The term Zionist Girl puts me in mind immediately of the sturdy rosy-cheeked antiHolocaust antivictim of the early Palestine Propaganda posters.
But when I got called that in a "conversation" (I use this word loosely, very) on facebook, it wasn't meant fondly, nostalgically, as a compliment, or even a matter-of-fact description; rather, it was offered as a scathing indictment, as sneering as any indictment could be.
A "friend" of mine (and again I use this word loosely, very) posted a speech of Mandela's about the wickedness of Israeli policy toward Palestinians. Said friend likes to post a great deal about Israeli Apartheid. I had held my tongue, but finally commented, one short paragraph, uttering that fateful word, the word that never fails to unleash the hellhounds of anti-Israel absolutism: "antisemitic." (let me add, I really won't weigh in on whether or not I think Mandela was antisemitic, I wouldn't have the energy; it was the repeated and pointed posting of anti-Jewish State material that seemed suspect). Anyway, there followed a virtual firestorm of anger toward me.
The immediate reply to my comment was typical: "anti-Zionist doesn't mean antisemitic."
To which I say: anti-Zionist doesn't mean antisemitic. Except when it does.
A German chick called me "stupid," after which ad hominem attack I left the conversation. But being the compulsive person that I am, I snuck back to the scene under cover of the deepest night to see how the thread unfolded.
It was not so much an unfolding as a foaming-mouthed effigy burning. Having never before been burned in effigy (or called a Zionist Girl, or, for that matter, been called Girl much at all recently--that went out at the same time as "Miss" was replaced by "Ma'am," but that's a whole other story of heartache), my interest was greatly piqued.
The discussion can be boiled down handily: "That Zionist Girl can't handle the truth of Israeli Apartheid. She is racist. She is ignorant. And she left the conversation because she can't defend the indefensible." There were several people agreeing on these talking points. Angry people.

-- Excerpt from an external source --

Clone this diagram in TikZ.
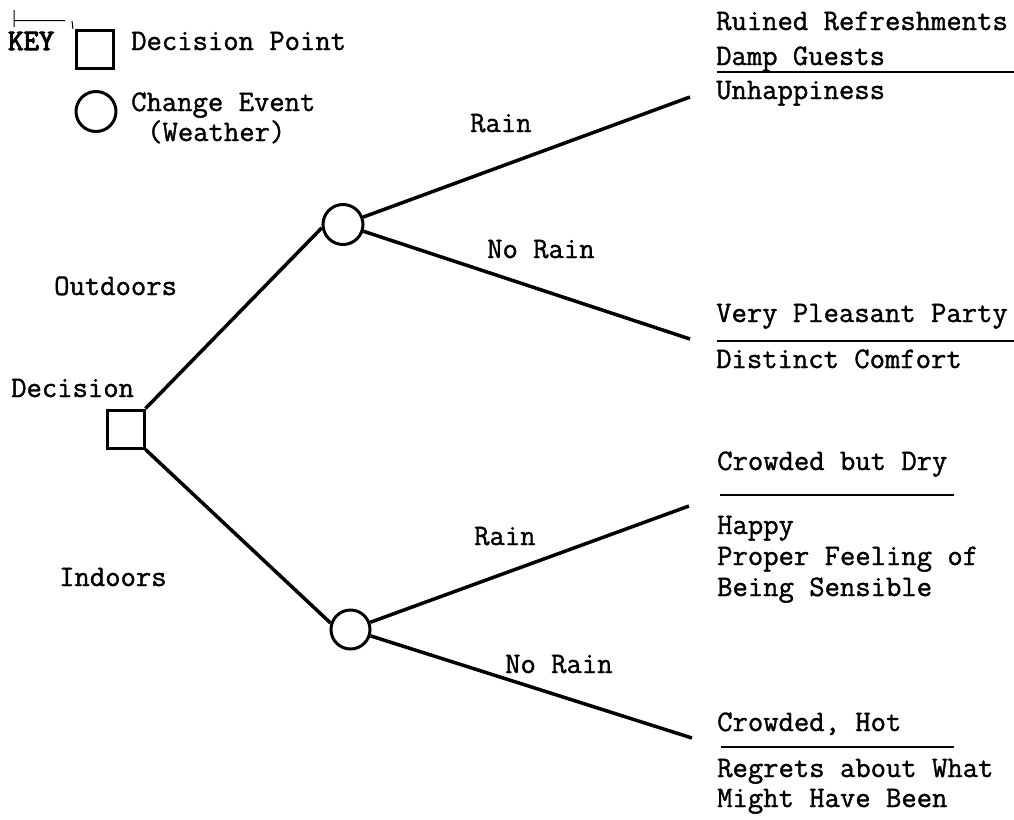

First let me say, this isn't exactly about specific Israeli politics, only tangentially. Or symbolically.
The problem is:
a lone Jew speaking up in a hostile crowd of people who are angry at the Jewish State and not just its policies but, I would argue, its very existence. The problem is that surge of intense disgust/ire that passes for discussion. The problem is the rapidity with which this discussion degenerates into an attack on that lone Eponymous Jew. The problem is tone and meta-message. The problem is a lack of self-awareness in the angry mob.
The thread, after I left it, was notable for one glaring characteristic: a repeated use of the words "Jew" and "Jewish," coupled with the words "racist" and "fascist" in a simmering and barely contained group rage. The term "Zionist," opaquely layered, quite obviously, with the word "Jew."
People get exercised on social media sites all the time. But this felt different, it felt more significant and far more threatening than anything I have experienced before. It left me nearly shaking, teary-eyed and scared.
There is a real darkness in that moment when you realize you are the only one of your Kind in a group, when that group calls you by the name of your Kind, and that name is spoken like a curse. That darkness presses in on you. You can feel it in your very bones. It isn't paranoia and it isn't over-sensitivity. It's a truth that can only be known in the feeling of it, a truth as old as old mass graves and charred prayerbooks. And even older still.